## BEGIN Dataset excerpt
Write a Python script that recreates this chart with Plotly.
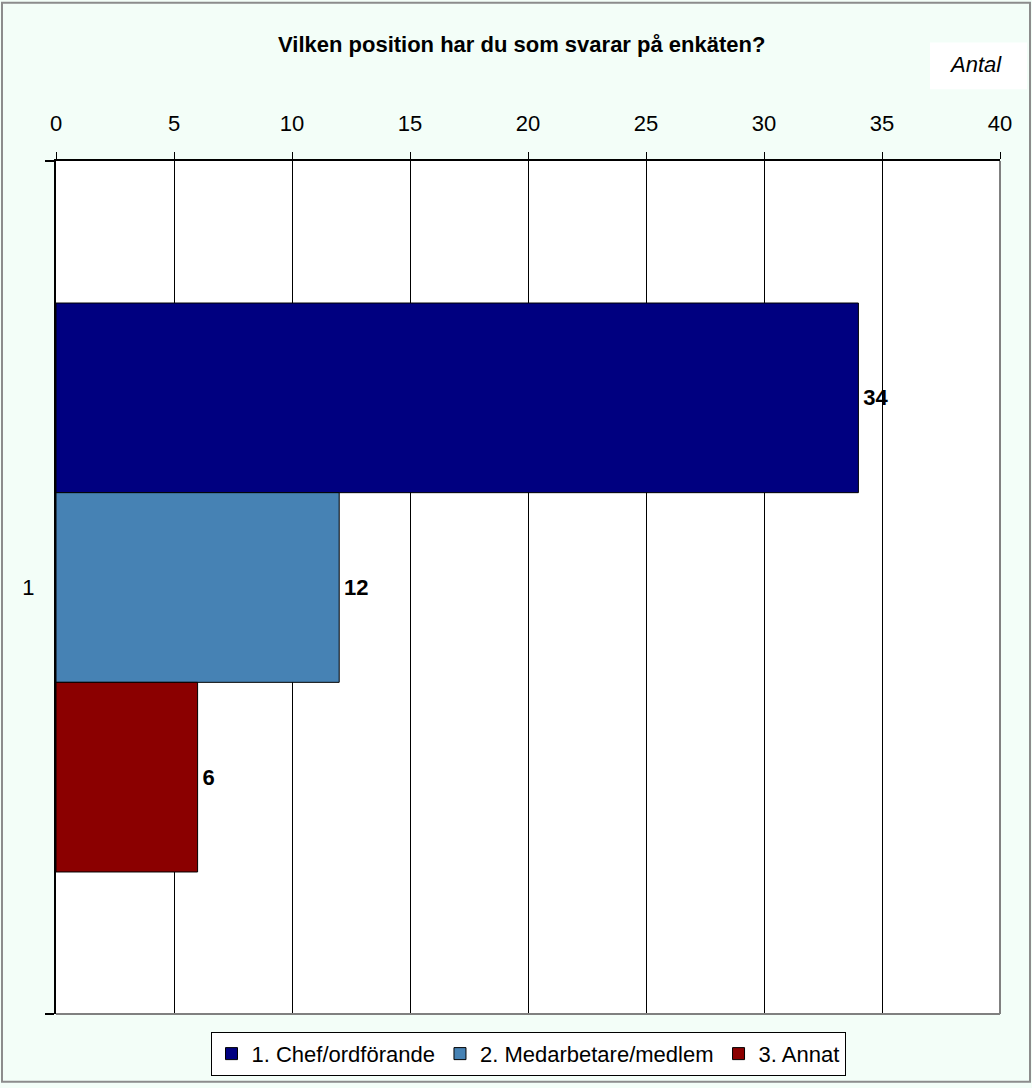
import plotly.graph_objects as go

# ---- data ----
categories = ["1"]
series_names = ["1. Chef/ordförande", "2. Medarbetare/medlem", "3. Annat"]
series_values = [[34], [12], [6]]
series_colors = ["#000080", "#4682B4", "#8B0000"]
x_ticks = [0, 5, 10, 15, 20, 25, 30, 35, 40]

W, H = 1032, 1088
L, R, T, B = 56, 1000, 161, 1018  # plot area in pixels

def px(x):
    return (x - L) / (R - L)

def py(y):
    return (B - y) / (B - T)

FONT = "Liberation Sans, Arial, sans-serif"
FS = 22

fig = go.Figure()
for name, vals, col in zip(series_names, series_values, series_colors):
    fig.add_trace(go.Bar(
        y=categories, x=vals, name=name, orientation="h",
        marker=dict(color=col, line=dict(color="black", width=1)),
        text=["\u200a" + str(v) for v in vals], textposition="outside",
        textfont=dict(family=FONT, size=FS, color="black", weight="bold"),
        cliponaxis=False,
    ))

fig.update_layout(
    width=W, height=H,
    margin=dict(l=L, r=W - R, t=T, b=H - B, pad=0),
    paper_bgcolor="#F3FEF8",
    plot_bgcolor="white",
    barmode="group",
    bargap=0.333,
    bargroupgap=0,
    font=dict(family=FONT, color="black"),
    showlegend=True,
    legend=dict(
        orientation="h", x=0.5, xanchor="center", y=py(1058), yanchor="middle",
        bgcolor="white", bordercolor="black", borderwidth=1,
        font=dict(family=FONT, size=FS, color="black"),
        itemwidth=30, traceorder="normal",
    ),
    xaxis=dict(
        side="top", range=[0, 40], tickvals=x_ticks,
        ticktext=[str(t) for t in x_ticks],
        showgrid=True, gridcolor="black", gridwidth=1,
        showline=True, linecolor="black", linewidth=2,
        ticks="outside", ticklen=7, tickcolor="black", tickwidth=1,
        tickfont=dict(family=FONT, size=FS, color="black"),
        ticklabelstandoff=12,
        zeroline=False, fixedrange=True,
    ),
    yaxis=dict(
        type="category", autorange="reversed",
        showline=True, linecolor="black", linewidth=2,
        ticks="outside", tickson="boundaries", ticklen=9, tickcolor="black",
        tickwidth=2,
        tickfont=dict(family=FONT, size=FS, color="black"),
        ticklabelstandoff=15,
        showgrid=False, zeroline=False, fixedrange=True,
    ),
    shapes=[
        # outer frame
        dict(type="rect", xref="paper", yref="paper",
             x0=px(2), x1=px(1030), y0=py(1086), y1=py(2),
             line=dict(color="#8C8C8C", width=2), layer="below"),
        # plot border right and bottom
        dict(type="line", xref="paper", yref="paper", x0=1, x1=1, y0=0, y1=1,
             line=dict(color="#808080", width=2), layer="above"),
        dict(type="line", xref="paper", yref="paper", x0=0, x1=1, y0=0, y1=0,
             line=dict(color="#808080", width=2), layer="above"),
        # Antal box
        dict(type="rect", xref="paper", yref="paper",
             x0=px(930), x1=px(1027), y0=py(89), y1=py(42),
             fillcolor="white", line=dict(width=0), layer="below"),
    ],
    annotations=[
        dict(text="<b>Vilken position har du som svarar på enkäten?</b>",
             xref="paper", yref="paper", x=px(521), y=py(44),
             xanchor="center", yanchor="middle", showarrow=False,
             font=dict(family=FONT, size=FS, color="black")),
        dict(text="<i>Antal</i>", xref="paper", yref="paper",
             x=px(975), y=py(64), xanchor="center", yanchor="middle",
             showarrow=False, font=dict(family=FONT, size=FS, color="black")),
    ],
)

fig.write_html(
    "out.html",
    config={"displayModeBar": False},
    post_script="document.body.style.margin='0px';"
                "document.body.style.overflow='hidden';"
                "window.scrollTo(0,0);",
)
## END Dataset excerpt
Given instruction: Restate exactly, please, only the lines between the start of the data and the line containing "return (B - y) / (B - T)", both ends included, skipping the pictures.

Full answer:
Write a Python script that recreates this chart with Plotly.
import plotly.graph_objects as go

# ---- data ----
categories = ["1"]
series_names = ["1. Chef/ordförande", "2. Medarbetare/medlem", "3. Annat"]
series_values = [[34], [12], [6]]
series_colors = ["#000080", "#4682B4", "#8B0000"]
x_ticks = [0, 5, 10, 15, 20, 25, 30, 35, 40]

W, H = 1032, 1088
L, R, T, B = 56, 1000, 161, 1018  # plot area in pixels

def px(x):
    return (x - L) / (R - L)

def py(y):
    return (B - y) / (B - T)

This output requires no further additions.